I often hear the same query, “Is it possible to maintain a friendship after having a romantic relationship?” My response is always the same—yes! However, in order to transition into friend zone you must have a dialogue to determine if it is possible.
In college I dated a guy name Marcus. Marcus attended Morehouse College, where I was a writer turned copy editor for the Maroon Tiger, a student newspaper. One of the coolest aspects of attending an institution located in the Atlanta University Center, or the AUC for short, is the ability to cross-register and participate in all student body organizations/activities. I met Marcus around the same time I was lusting for this tech geek, who has the deepest dimples a girl has ever seen, and talking to one of the most artistic individuals I've ever crossed path with.

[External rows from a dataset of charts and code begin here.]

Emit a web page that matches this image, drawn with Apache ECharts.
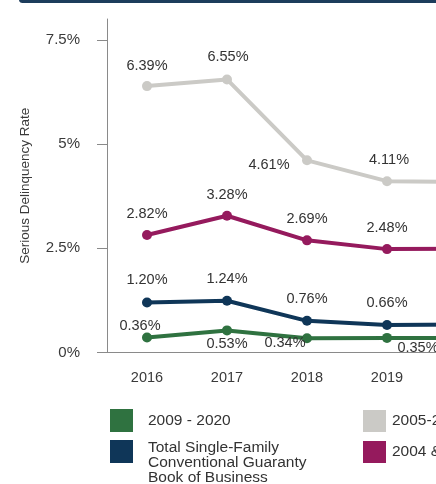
<!DOCTYPE html>
<html>
<head>
<meta charset="utf-8">
<script src="https://cdn.jsdelivr.net/npm/echarts@6/dist/echarts.min.js"></script>
<style>
  html, body { margin: 0; padding: 0; background: #fff; overflow: hidden; }
  #chart { width: 540px; height: 560px; }
</style>
</head>
<body>
<div id="chart"></div>
<script>
// Serious delinquency rate by loan vintage, year-end values (%)
const years = ['2016', '2017', '2018', '2019', '2020'];
const vintage2005to2008 = [6.39, 6.55, 4.61, 4.11, 4.09];
const vintage2004Prior = [2.82, 3.28, 2.69, 2.48, 2.49];
const totalBook = [1.20, 1.24, 0.76, 0.66, 0.67];
const vintage2009to2020 = [0.36, 0.53, 0.34, 0.35, 0.35];
const yTicks = [0, 2.5, 5, 7.5];

// Where each value label sits, as [dx, dy] from the point centre
const labelShift = {
  gray: [[0, -20], [1, -22], [-38, 5], [2, -21], [0, -21]],
  plum: [[0, -21], [0, -21], [0, -21], [0, -21], [0, -21]],
  navy: [[0, -22], [0, -22], [0, -22], [0, -22], [0, -22]],
  green: [[-7, -11], [0, 14], [-22, 5], [31, 10], [0, 12]]
};

const SYMBOL = 10;
const font = 'Liberation Sans, Arial, sans-serif';
const TOTAL = 'Total Single-Family\nConventional Guaranty\nBook of Business';

function pointsWithLabels(values, shifts) {
  return values.map((v, i) => ({
    value: v,
    label: {
      position: [SYMBOL / 2 + shifts[i][0], SYMBOL / 2 + shifts[i][1]],
      align: 'center',
      verticalAlign: 'middle'
    }
  }));
}

function lineSeries(name, values, color, shifts) {
  return {
    name: name,
    type: 'line',
    data: pointsWithLabels(values, shifts),
    symbol: 'circle',
    symbolSize: SYMBOL,
    lineStyle: { color: color, width: 4 },
    itemStyle: { color: color },
    label: {
      show: true,
      formatter: p => p.value.toFixed(2) + '%',
      fontFamily: font,
      fontSize: 14.5,
      color: '#333'
    },
    emphasis: { disabled: true },
    animation: false
  };
}

// A multi-line legend entry hangs from the top of its swatch: a spacer line
// above the text pushes the vertically-centred block down.
function hangingText(name) {
  if (name.indexOf('\n') < 0) return name;
  return '{gap|\u00a0}\n' + name.split('\n').map(s => '{t|' + s + '}').join('\n');
}

function legendBlock(names, left, top, itemHeight, gap, padLeft) {
  return {
    orient: 'vertical',
    left: left,
    top: top,
    padding: 0,
    itemWidth: 23,
    itemHeight: itemHeight,
    itemGap: gap,
    icon: 'rect',
    selectedMode: false,
    data: names,
    formatter: hangingText,
    textStyle: {
      fontFamily: font,
      fontSize: 15.5,
      lineHeight: 15,
      color: '#333',
      padding: [0, 0, 0, padLeft],
      rich: {
        gap: { fontSize: 1, lineHeight: 23 },
        t: { fontFamily: font, fontSize: 15.5, lineHeight: 15, color: '#333' }
      }
    }
  };
}

const chart = echarts.init(document.getElementById('chart'), null, { renderer: 'canvas' });

chart.setOption({
  backgroundColor: '#ffffff',
  animation: false,
  graphic: [
    {
      type: 'rect',
      shape: { x: 19, y: -4, width: 540, height: 7, r: [4, 0, 0, 4] },
      style: { fill: '#1d3d5c' },
      silent: true
    }
  ],
  grid: { left: 107, right: 33, top: 19, bottom: 207.5 },
  xAxis: {
    type: 'category',
    data: years,
    boundaryGap: true,
    axisLine: { lineStyle: { color: '#8a8a8a', width: 1 } },
    axisTick: { show: false },
    axisLabel: { margin: 18, fontFamily: font, fontSize: 14.5, color: '#3a3a3a' }
  },
  yAxis: {
    type: 'value',
    min: 0,
    max: 8,
    interval: 2.5,
    name: 'Serious Delinquency Rate',
    nameLocation: 'middle',
    nameRotate: 90,
    nameGap: 75,
    nameTextStyle: { fontFamily: font, fontSize: 13.5, color: '#3a3a3a' },
    axisLine: { show: true, lineStyle: { color: '#8a8a8a', width: 1 } },
    axisTick: { show: true, length: 10, customValues: yTicks, lineStyle: { color: '#8a8a8a' } },
    splitLine: { show: false },
    axisLabel: {
      margin: 27,
      customValues: yTicks,
      formatter: v => v + '%',
      fontFamily: font,
      fontSize: 15,
      color: '#3a3a3a'
    }
  },
  legend: [
    legendBlock(['2009 - 2020'], 110, 409, 23, 8, 10),
    legendBlock([TOTAL], 110, 417.5, 23, 8, 10),
    legendBlock(['2005-2008', '2004 & Prior'], 363, 410, 22, 9, 1)
  ],
  series: [
    lineSeries('2005-2008', vintage2005to2008, '#cbcac6', labelShift.gray),
    lineSeries('2004 & Prior', vintage2004Prior, '#951a5d', labelShift.plum),
    lineSeries(TOTAL, totalBook, '#0f3658', labelShift.navy),
    lineSeries('2009 - 2020', vintage2009to2020, '#2f7240', labelShift.green)
  ]
});
</script>
</body>
</html>
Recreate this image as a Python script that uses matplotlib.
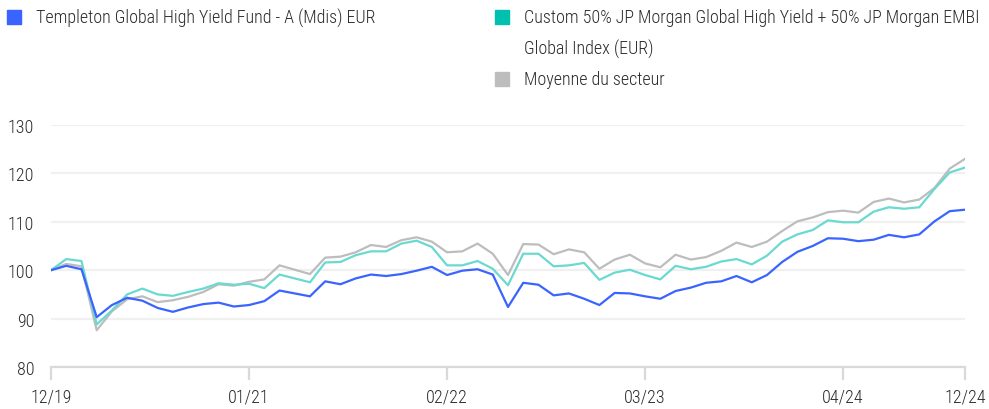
import matplotlib
matplotlib.use("Agg")
import matplotlib.pyplot as plt
from matplotlib.patches import Rectangle

plt.rcParams['font.family'] = ['Roboto Condensed', 'DejaVu Sans']
plt.rcParams['font.weight'] = 'light'

# données (base 100, mensuel 12/19 -> 12/24)
fund = [100.0, 100.9, 100.2, 90.3, 92.8, 94.3, 93.7, 92.2, 91.4, 92.3,
        93.0, 93.3, 92.5, 92.8, 93.6, 95.8, 95.2, 94.6, 97.7, 97.1,
        98.3, 99.1, 98.8, 99.2, 99.9, 100.7, 99.0, 99.9, 100.2, 99.1,
        92.4, 97.4, 97.0, 94.8, 95.2, 94.1, 92.8, 95.3, 95.2, 94.6,
        94.1, 95.7, 96.4, 97.4, 97.7, 98.8, 97.5, 99.0, 101.7, 103.8,
        105.0, 106.6, 106.5, 106.0, 106.3, 107.3, 106.8, 107.4, 110.1, 112.2,
        112.5]
bench = [100.0, 102.3, 101.9, 88.8, 91.7, 95.0, 96.2, 95.0, 94.7, 95.5,
         96.2, 97.3, 97.0, 97.2, 96.3, 99.1, 98.3, 97.5, 101.6, 101.7,
         103.1, 103.9, 103.9, 105.5, 106.1, 104.8, 101.0, 101.0, 101.9, 100.3,
         96.9, 103.4, 103.4, 100.8, 101.0, 101.5, 98.0, 99.5, 100.1, 99.0,
         98.1, 100.9, 100.2, 100.7, 101.8, 102.3, 101.2, 103.0, 105.9, 107.4,
         108.3, 110.3, 109.9, 109.9, 112.1, 113.0, 112.7, 113.0, 116.8, 120.2,
         121.2]
sector = [100.0, 101.3, 100.8, 87.6, 91.5, 94.0, 94.6, 93.4, 93.8, 94.5,
          95.5, 97.1, 96.8, 97.6, 98.1, 101.0, 100.1, 99.2, 102.6, 102.8,
          103.7, 105.2, 104.8, 106.2, 106.8, 105.9, 103.7, 103.9, 105.5, 103.4,
          99.0, 105.4, 105.3, 103.3, 104.3, 103.7, 100.3, 102.2, 103.2, 101.4,
          100.6, 103.2, 102.2, 102.7, 104.0, 105.7, 104.8, 105.9, 108.1, 110.1,
          110.9, 112.0, 112.3, 111.9, 114.1, 114.8, 114.0, 114.6, 117.0, 121.0,
          123.0]
months = list(range(len(fund)))
tick_pos = [0, 13, 26, 39, 52, 60]
tick_labels = ['12/19', '01/21', '02/22', '03/23', '04/24', '12/24']
y_ticks = [80, 90, 100, 110, 120, 130]

names = ['Templeton Global High Yield Fund - A (Mdis) EUR',
         'Custom 50% JP Morgan Global High Yield + 50% JP Morgan EMBI',
         'Global Index (EUR)',
         'Moyenne du secteur']
line_colors = ['#3a64ff', '#6ad9d0', '#bdbdbd']
box_colors = ['#3a64ff', '#00c0b0', None, '#bdbdbd']

W, H = 989, 410
fig = plt.figure(figsize=(W/100, H/100), dpi=100)
ax = fig.add_axes([51/W, 1-368/H, 914/W, 242/H])

ax.plot(months, sector, color=line_colors[2], lw=1.6, zorder=3)
ax.plot(months, bench, color=line_colors[1], lw=1.6, zorder=4)
ax.plot(months, fund, color=line_colors[0], lw=1.6, zorder=5)

ax.set_xlim(0, 60)
ax.set_ylim(80, 130)
ax.set_yticks(y_ticks)
ax.set_xticks(tick_pos)
ax.set_xticklabels(tick_labels)
ax.grid(axis='y', color='#f0f0f0', lw=1.6, zorder=0)
ax.set_axisbelow(True)
for s in ['top', 'right', 'left']:
    ax.spines[s].set_visible(False)
ax.spines['bottom'].set_color('#d9d9d9')
ax.spines['bottom'].set_linewidth(1.6)
ax.tick_params(axis='x', length=9, width=1.6, color='#d9d9d9', pad=6,
               labelsize=13, labelcolor='#2b2b2b')
ax.tick_params(axis='y', length=0, pad=12, labelsize=13, labelcolor='#2b2b2b')


# légende
def fx(px):
    return px / W


def fy(py):
    return 1 - py / H


legend_pos = [(7, 18), (495, 18), (495, 49), (495, 80)]
for (x0, yc), name, col in zip(legend_pos, names, box_colors):
    if col is not None:
        fig.patches.append(Rectangle((fx(x0), fy(yc + 7)), 14/W, 14/H,
                                     transform=fig.transFigure, color=col))
    fig.text(fx(x0 + 29), fy(yc), name, ha='left', va='center',
             fontsize=13, color='#2b2b2b')

fig.savefig('out.png', dpi=100)
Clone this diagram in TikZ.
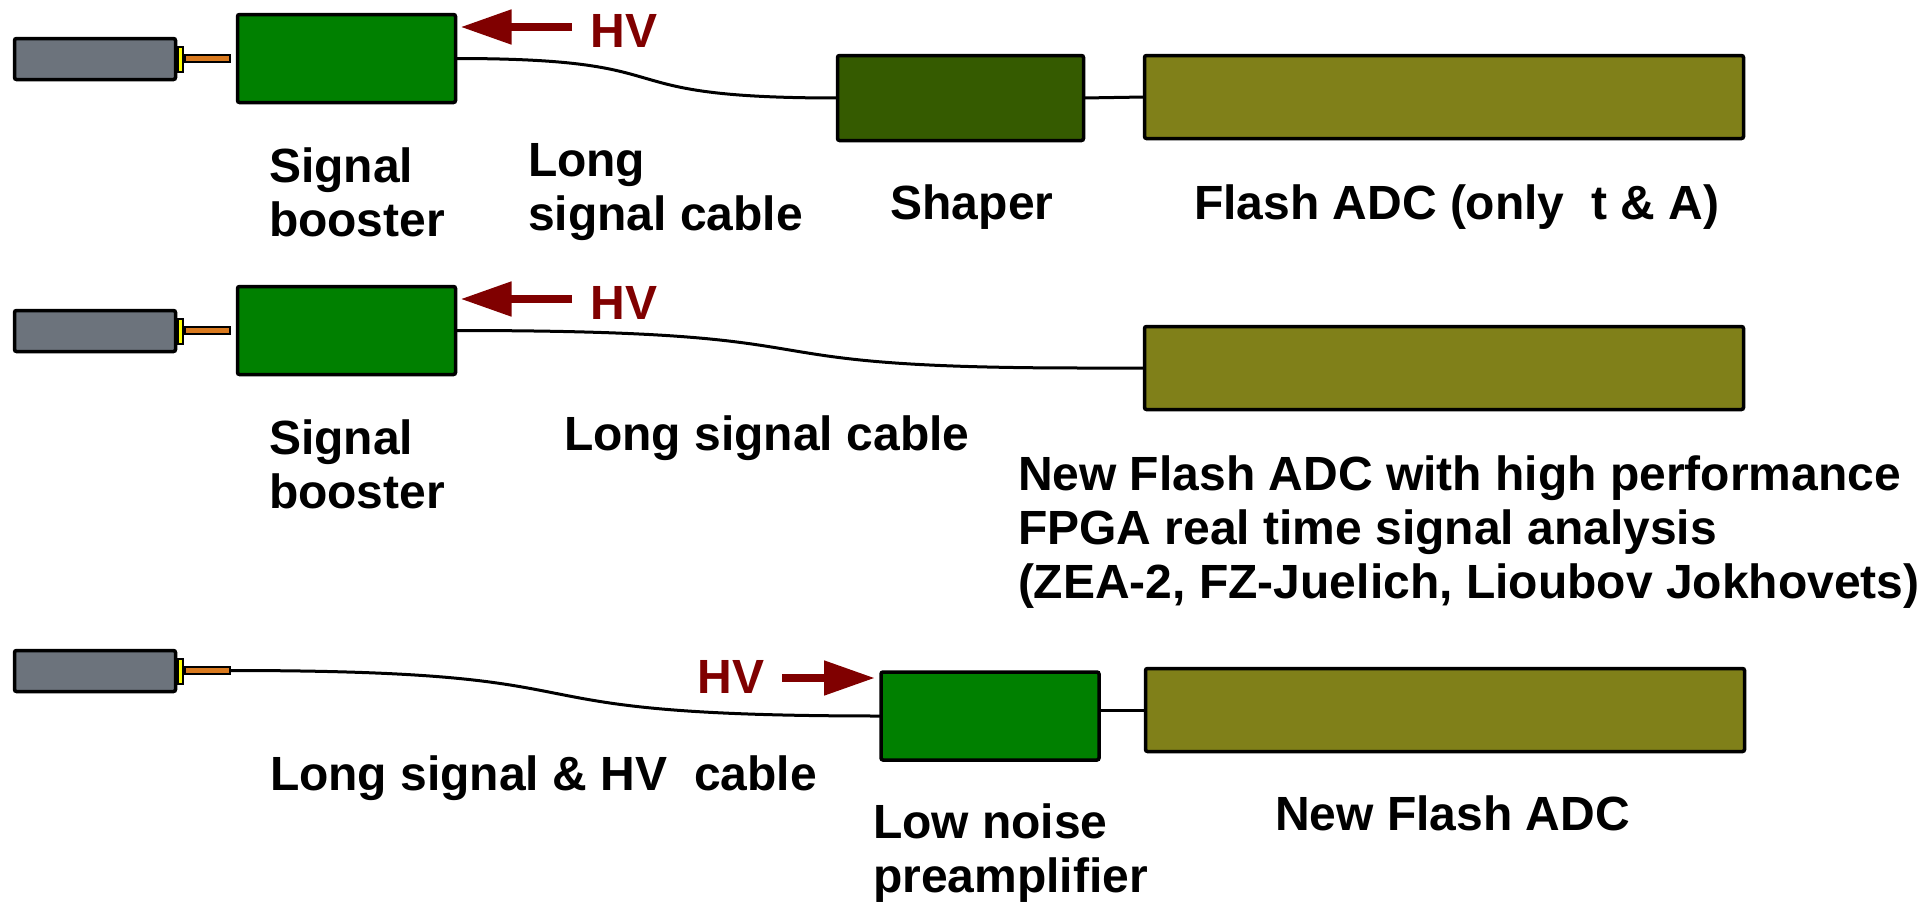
\documentclass[tikz,border=0pt]{standalone}
\usepackage{fontspec}
\setmainfont{Liberation Sans}
\usetikzlibrary{arrows.meta}
\definecolor{tubegray}{HTML}{6C737C}
\definecolor{pinorange}{HTML}{D9791E}
\definecolor{capyellow}{HTML}{FFFF00}
\definecolor{boostgreen}{HTML}{008000}
\definecolor{shapergreen}{HTML}{355B00}
\definecolor{adcolive}{HTML}{808019}
\definecolor{hvred}{HTML}{800000}
\begin{document}
\begin{tikzpicture}[x=1pt,y=-1pt,
  blk/.style={draw=black, line width=3.5pt, rounded corners=2pt, inner sep=0pt, outer sep=0pt},
  tube/.style={blk, fill=tubegray, minimum width=161pt, minimum height=41pt},
  capbox/.style={draw=black, line width=2pt, fill=capyellow, minimum width=5pt, minimum height=25pt, inner sep=0pt, outer sep=0pt},
  pin/.style={draw=black, line width=2pt, fill=pinorange, minimum width=45pt, minimum height=7pt, inner sep=0pt, outer sep=0pt},
  booster/.style={blk, fill=boostgreen, minimum width=218pt, minimum height=88pt},
  shaperbox/.style={blk, fill=shapergreen, minimum width=246pt, minimum height=85pt},
  adc/.style={blk, fill=adcolive, minimum width=599pt, minimum height=83pt},
  cable/.style={draw=black, line width=3pt},
  hvarrow/.style={draw=hvred, line width=8pt, -{Triangle[length=51pt,width=33pt]}},
  txt/.style={font=\fontsize{48}{54}\selectfont\bfseries, inner sep=0pt, outer sep=0pt},
  hvlabel/.style={txt, text=hvred, anchor=base},
  lbl/.style={txt, align=left, anchor=base west},
]
\useasboundingbox (0,0) rectangle (1926,902);

% ---------- row 1 ----------
\node[tube] (tube1) at (95,59) {};
\node[capbox] (cap1) at (180.5,59.5) {};
\node[pin] (pin1) at (207.5,58.5) {};
\node[booster] (boost1) at (346.5,58.5) {};
\node[shaperbox] (shaper) at (960.5,98) {};
\node[adc] (adc1) at (1444,97) {};
\draw[cable] (boost1.east) .. controls (700,58.5) and (590,98) .. (shaper.west);
\draw[cable] (shaper.east) -- (adc1.west);
\coordinate (hv1) at (572,27);
\draw[hvarrow, shorten >=5pt] (hv1) -- (boost1.east |- hv1);
\node[hvlabel] (hvl1) at (624,47) {HV};
% base anchor of a multi-line node = baseline of its last line
\node[lbl] (t1a) at (269,236) {Signal\\booster};
\node[lbl] (t1b) at (528,230) {Long\\signal cable};
\node[txt, anchor=base] (t1c) at (972,219) {Shaper};
\node[lbl] (t1d) at (1194,219) {Flash ADC (only~~t \& A)};

% ---------- row 2 ----------
\node[tube] (tube2) at (95,331) {};
\node[capbox] (cap2) at (180.5,331.5) {};
\node[pin] (pin2) at (207.5,330.5) {};
\node[booster] (boost2) at (346.5,330.5) {};
\node[adc] (adc2) at (1444,368) {};
\coordinate (j2) at (1085,368);
\draw[cable] (boost2.east) .. controls (880,330.5) and (700,368) .. (j2) -- (adc2.west);
\coordinate (hv2) at (572,299);
\draw[hvarrow, shorten >=5pt] (hv2) -- (boost2.east |- hv2);
\node[hvlabel] (hvl2) at (624,319) {HV};
\node[lbl] (t2a) at (269,508) {Signal\\booster};
\node[lbl] (t2b) at (564,450) {Long signal cable};
\node[lbl] (t2c) at (1018,598) {New Flash ADC with high performance\\FPGA real time signal analysis\\(ZEA-2, FZ-Juelich, Lioubov Jokhovets)};

% ---------- row 3 ----------
\node[tube] (tube3) at (95,671) {};
\node[capbox] (cap3) at (180.5,671.5) {};
\node[pin] (pin3) at (207.5,670.5) {};
\node[booster] (preamp) at (990,716) {};
\node[adc] (adc3) at (1445,710) {};
\draw[cable] (pin3.east) .. controls (650,670.5) and (460,716) .. (preamp.west);
\draw[cable] (preamp.east |- adc3.west) -- (adc3.west);
\coordinate (hv3) at (782,678);
\draw[hvarrow, shorten >=6pt] (hv3) -- (preamp.west |- hv3);
\node[hvlabel] (hvl3) at (731,693) {HV};
\node[lbl] (t3a) at (270,790) {Long signal \& HV~~cable};
\node[lbl] (t3b) at (873,892) {Low noise\\preamplifier};
\node[lbl] (t3c) at (1275,830) {New Flash ADC};
\end{tikzpicture}
\end{document}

Marcus and I went on the best dates during my college matriculation. We went for walks in Piedmont Park, he took me to the best restaurants Atlanta has to offer, etc. He was spontaneous, funny and almost always opened my car door. In spite of his great courting skills, Marcus' personality was a bit too brash for my taste. After a few months we called it quits. We went our separate ways and I was positive he hated my entire being. We rekindled our friendship, but of course I ruined it. After an additional year, Marcus and I revived our friendship once again.
Following my commencement ceremony, I returned to Brooklyn. Marcus, who was originally from Cambria Heights, Queens but moved to Atlanta in high school, traveled to New York for a visit. During his stay, my best friend Kristina and I decided to give Marcus a Brooklynite experience. We had Texas sized drinks at Dallas BBQ along with the steroid ridden sticky wings. Following drinks and dinner, Kristina and I took Marcus for a walk along the promenade. Once he returned to South Carolina, where he relocated for a job, he mentioned the idea of a long-distance relationship. I was flabbergasted. I thought we were transitioning into friend zone without all the cliché drama. It was then I realized we never officially had a conversation or set boundaries.
As you date, you may stumble upon great individuals. Some you'll date, things will end and you’ll go your separate ways. Others you may want to keep in your life. Just because things did not work out romantically does not mean this individual cannot remain in your life. So how do you transition to friend zone? Here are five ways Marcus and I made it work.
- Put everything on the table. What Marcus and I eventually did was have a shouting match. He put all his feelings on the table and told me exactly what I did to mislead him. I explained my position and how I felt.
- Apologize. If you genuinely want to move forward, the party who was wrong must apologize. I did not intentionally lead Marcus on, but I did realize I hurt someone I valued. Though apologies do not lessen the pain, it’s a great start.
- Space is necessary. While it was important for me to maintain a friendship, I had to give Marcus his space to decide if my friendship was valuable to him.
- Be mindful. I am a natural flirt so sometimes I am unaware of when I am flirting or behaving in a way that can send mix signals. Make sure that is not what you are doing.
- Set boundaries. Now that I am in a relationship and he's dating other people, we are cognizant we cannot pick up the phone in the middle of the night to talk foolishness. He respects my relationship and I respect his pursuit of one.
Today our friendship is stronger than ever. We no longer have to walk on eggshells when communicating with one another, so to speak. We give one another dating and/or relationship advice and we generally want to see the other succeed. Marcus is probably one of my best male friends, but it took a lot of work to get to this point. I knew he was a great guy; he just wasn’t the guy I should be romantically involved with.
If you are considering the transition to friend zone make certain you are doing it because this individual is a great person and you both can gain a sincere friend. DO NOT, with an emphasis on the DO and NOT, do it because you think it’s an alternative route that can lead to a relationship.